Japan heads into their opening game of the Rugby World Cup knowing its strategy off the field in terms of preparation needs to be the exact opposite of how the team plays its Pool A matches.
“This week the focus is on Russia. It’s important we put in a good performance and win that match, then we can move on to the next game,” head coach Jamie Joseph said Monday of the Sept. 20 tournament opener against Russia.
Captain Michael Leitch agreed, saying the previous two World Cups he had played in had taught him that “The best thing is to focus on each game as it comes. If you plan too far ahead you are not sure what is in front of you.”
However, on the field the team need to get rid of the narrow vision that blighted their performance in the recent defeat to South Africa and look at the bigger picture.
Be it getting into position to contest kicks or not over-committing at rucks to ensure players are in the right position on the field for the next phase of play, the message was “don’t have tunnel vision.”
“The players just need to calm down and not just look at what is in front of them,” said Leitch.
The 41-7 defeat to the Springboks on Sept. 6 saw the opposition score four tries through contestable kicks as players got caught out of position in both attack and defense.
“We need to make sure we kick on our terms,” said defense coach Scott Hansen. “At times we had a strong side and we kicked to the weak side, so we have talked about how we can gauge the field, how we can protect our kickers and how we provide opportunities for the kick chase.”
“We know Russia will compete at the breakdown, but with that comes the opportunity to be smart around the space that will create.”
Hansen’s views were echoed by the players that talked to the media Monday.
“We know they are physical and have a strong set piece and we need to make sure we are not beaten in terms of physicality,” said Leitch.
His fellow back-row forward with both Toshiba Brave Lupus and the national team, Yoshitaka Tokunaga, expanded on what Japan have to do.
“We need to be speedy, compete well at the breakdown and be precise in our detail,” he said. “In defense we need a good jackal and slow them down and pay attention to our discipline.”
Joseph confirmed that wing Kenki Fukuoka would miss the tournament opener as a result of a calf injury, saying he does not want to risk the possibility of aggravating it. However, he added that “Everyone else is up for consideration.”
Earlier, Russia coach Lyn Jones admitted his team would be up against it, given their form coming into the tournament and the fact they were playing the hosts.
“The pressure is going to be strong on us, the game is going to be so physical and so fast,” he said. “Japan are going to put speed on the game, and we need to be so concentrated, single-minded and so focused on what’s happening on the field. We need to put the crowd out of our sights, don’t even worry about what’s going on off the field.”
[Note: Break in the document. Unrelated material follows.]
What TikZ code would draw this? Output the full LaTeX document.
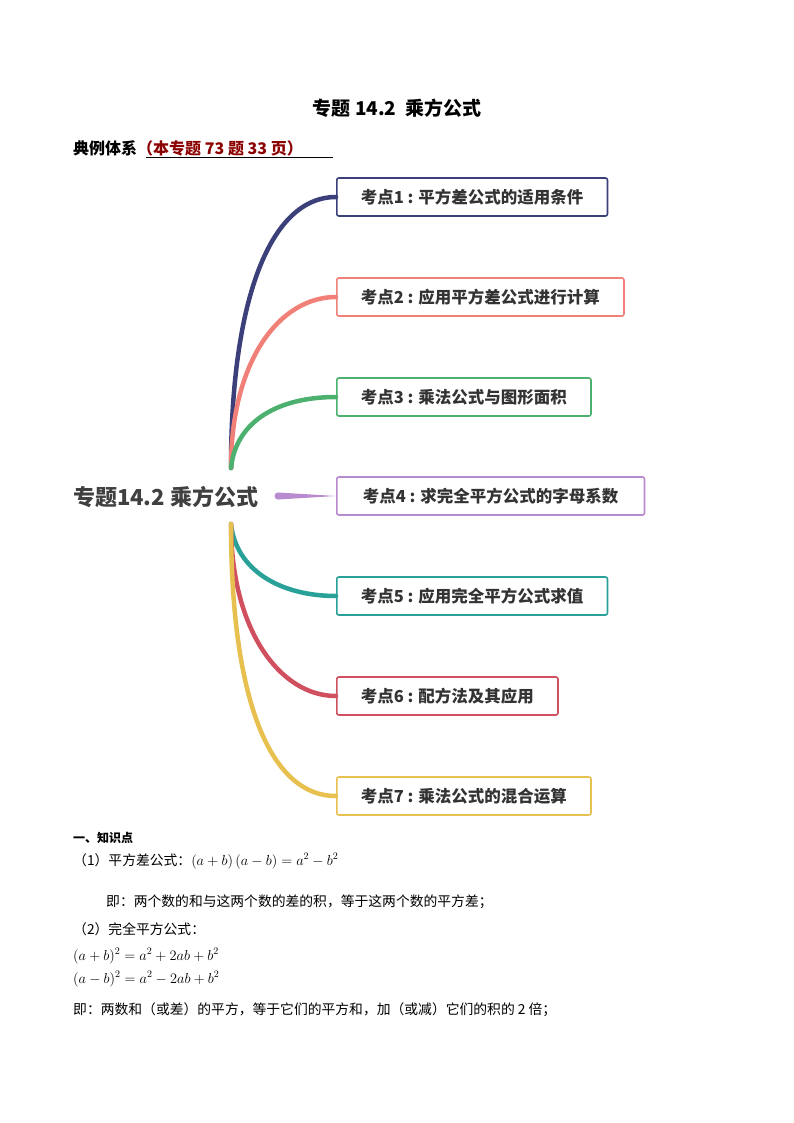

The Welshman, whose side was hammered 85-15 by Italy during one of their warm-up games, was hoping, however, the pressure would get to both sides.
“For players, not just Russian players but any player in the world in the game of rugby union, it doesn’t get a bigger game than this, at the World Cup. There is nothing you can do to prepare players for it, they have to experience it.”
Joseph, however, had a slightly different take when asked about pressure, first putting things into context before saying he was looking forward to the challenge ahead.
“I’ve been in some pretty big pressure situations. My mother died a month ago, that’s big pressure for me being the only boy in the family. I’ve been to two World Cups and played in a World Cup final,” he said.
“So I’m looking forward to what’s coming ahead and the players are as well.”